# Tenderness



## thestarsfall (Dec 3, 2006)

These past couple of days I have been rather tender and sore in my pelvic area....particularily on the right side, like right by my hip bone (illiac crest for anyone who knows where that is)...its odd feeling when i stand up sometimes and if i press it it hurts much more than if i press the same spot on the left side...

Anyone know what might be up?


----------



## Shimmer (Dec 3, 2006)

I would check with my doctor if the tenderness persists.
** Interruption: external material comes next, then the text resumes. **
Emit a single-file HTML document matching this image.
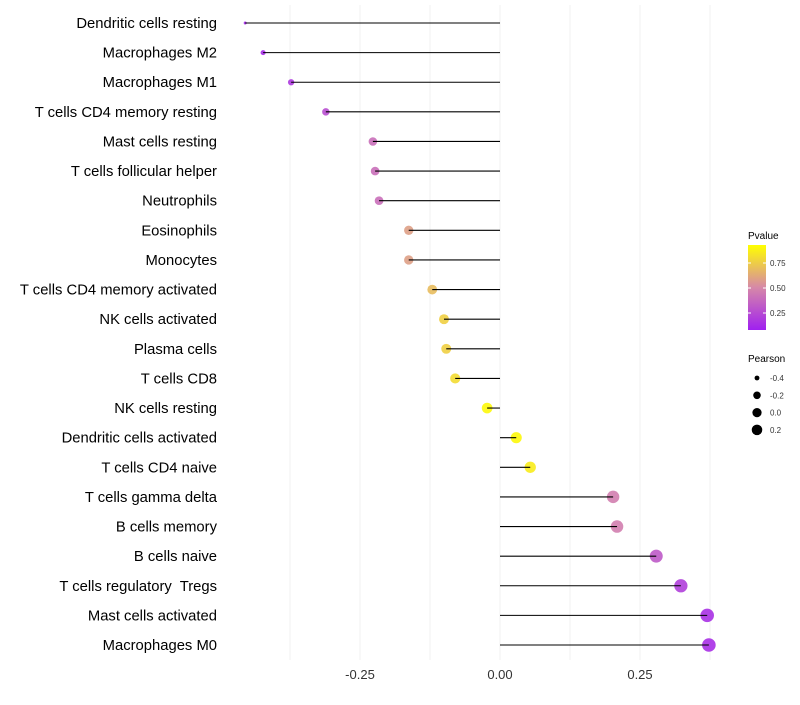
<!DOCTYPE html>
<html><head><meta charset="utf-8"><style>
body{margin:0;background:#fff;font-family:"Liberation Sans",sans-serif}
text{white-space:pre}
</style></head><body>
<svg id="chart" width="800" height="700" xmlns="http://www.w3.org/2000/svg">
<defs><linearGradient id="pg" x1="0" y1="1" x2="0" y2="0">
<stop offset="0" stop-color="#a020f0"/><stop offset="0.5" stop-color="#d688a8"/><stop offset="1" stop-color="#ffff00"/></linearGradient></defs>
<g id="grid"></g><g id="marks"></g><g id="labels"></g><g id="xaxis"></g>
<g id="legend">
<text x="748" y="239" font-size="10" fill="#000">Pvalue</text>
<rect x="748" y="245" width="18" height="85" fill="url(#pg)"/>
<line x1="748" y1="263" x2="751" y2="263" stroke="#fff"/><line x1="763" y1="263" x2="766" y2="263" stroke="#fff"/>
<line x1="748" y1="288" x2="751" y2="288" stroke="#fff"/><line x1="763" y1="288" x2="766" y2="288" stroke="#fff"/>
<line x1="748" y1="313" x2="751" y2="313" stroke="#fff"/><line x1="763" y1="313" x2="766" y2="313" stroke="#fff"/>
<text x="770" y="266" font-size="8" fill="#333">0.75</text>
<text x="770" y="291" font-size="8" fill="#333">0.50</text>
<text x="770" y="316" font-size="8" fill="#333">0.25</text>
<text x="748" y="362" font-size="10" fill="#000">Pearson</text>
<g id="sizeleg"></g>
</g>
</svg>
<script>
const categories=["Dendritic cells resting","Macrophages M2","Macrophages M1","T cells CD4 memory resting","Mast cells resting","T cells follicular helper","Neutrophils","Eosinophils","Monocytes","T cells CD4 memory activated","NK cells activated","Plasma cells","T cells CD8","NK cells resting","Dendritic cells activated","T cells CD4 naive","T cells gamma delta","B cells memory","B cells naive","T cells regulatory  Tregs","Mast cells activated","Macrophages M0"];
const pearson=[-0.455,-0.423,-0.373,-0.311,-0.227,-0.223,-0.216,-0.163,-0.163,-0.121,-0.100,-0.096,-0.080,-0.023,0.029,0.054,0.202,0.209,0.279,0.323,0.370,0.373];
const pvalue=[0.04,0.06,0.12,0.22,0.38,0.38,0.38,0.60,0.60,0.72,0.80,0.80,0.85,0.97,0.97,0.92,0.45,0.45,0.28,0.15,0.08,0.07];
const xTicks=[-0.25,0,0.25];
const xTickLabels=["-0.25","0.00","0.25"];
const sizeLegendValues=[-0.4,-0.2,0.0,0.2];
const sizeLegendLabels=["-0.4","-0.2","0.0","0.2"];
const NS="http://www.w3.org/2000/svg";
const X=v=>500+v*560;
const Y=i=>23+i*(622/21);
const R=v=>1.5+5.3*Math.sqrt(Math.max(0,(v+0.455)/0.828));
function hex(c){return [parseInt(c.slice(1,3),16),parseInt(c.slice(3,5),16),parseInt(c.slice(5,7),16)]}
function col(p){const a=hex("#a020f0"),m=hex("#d688a8"),b=hex("#ffff00");let s,e,t;
 if(p<0.5){s=a;e=m;t=p/0.5}else{s=m;e=b;t=(p-0.5)/0.5}
 return "rgb("+s.map((x,k)=>Math.round(x+(e[k]-x)*t)).join(",")+")";}
function mk(tag,attrs,parent){const el=document.createElementNS(NS,tag);for(const k in attrs)el.setAttribute(k,attrs[k]);parent.appendChild(el);return el;}
const grid=document.getElementById('grid'),marks=document.getElementById('marks'),labels=document.getElementById('labels'),xa=document.getElementById('xaxis');
for(let v=-0.375;v<=0.376;v+=0.125){const g=mk('line',{x1:X(v),x2:X(v),y1:5,y2:660,stroke:'#f2f2f2','stroke-width':1},grid);

}
categories.forEach((c,i)=>{
 const v=pearson[i],y=Y(i);
 const pt=mk('circle',{cx:X(v),cy:y,r:R(v),fill:col(pvalue[i]),'fill-opacity':0.9},marks);
 
 
 const ln=mk('line',{x1:X(0),x2:X(v),y1:y,y2:y,stroke:'#000','stroke-width':1.1},marks);
 
 
 const t=mk('text',{x:217,y:y+5,'text-anchor':'end','font-size':14.8,fill:'#000'},labels);
 t.textContent=c;
 
 
});
xTicks.forEach((v,i)=>{const t=mk('text',{x:X(v),y:679,'text-anchor':'middle','font-size':13,fill:'#333'},xa);t.textContent=xTickLabels[i];

});
const sl=document.getElementById('sizeleg');
sizeLegendValues.forEach((v,i)=>{const y=378+i*17.3;
 const c=mk('circle',{cx:757,cy:y,r:R(v)*0.85,fill:'#000'},sl);
 
 
 const t=mk('text',{x:770,y:y+3,'font-size':8,fill:'#333'},sl);t.textContent=sizeLegendLabels[i];
 
 });
</script>
</body></html>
It could be any number of things. :/


----------



## caffn8me (Dec 3, 2006)

If you're experiencing intermittent waves of pain and tenderness in the right iliac fossa it could be a symptom of appendicitis.  Go get it checked out soon.  It's not a lot of fun when it gets acute.


----------



## thestarsfall (Dec 4, 2006)

Quote:

   Originally Posted by *caffn8me* 

 
_If you're experiencing intermittent waves of pain and tenderness in the right iliac fossa it could be a symptom of appendicitis.  Go get it checked out soon.  It's not a lot of fun when it gets acute._

 
I don't think its that....its more inwards...towards my centre kinda...

Yeah, if it's still painfull in a couple days I think I'll go to the clinic...


----------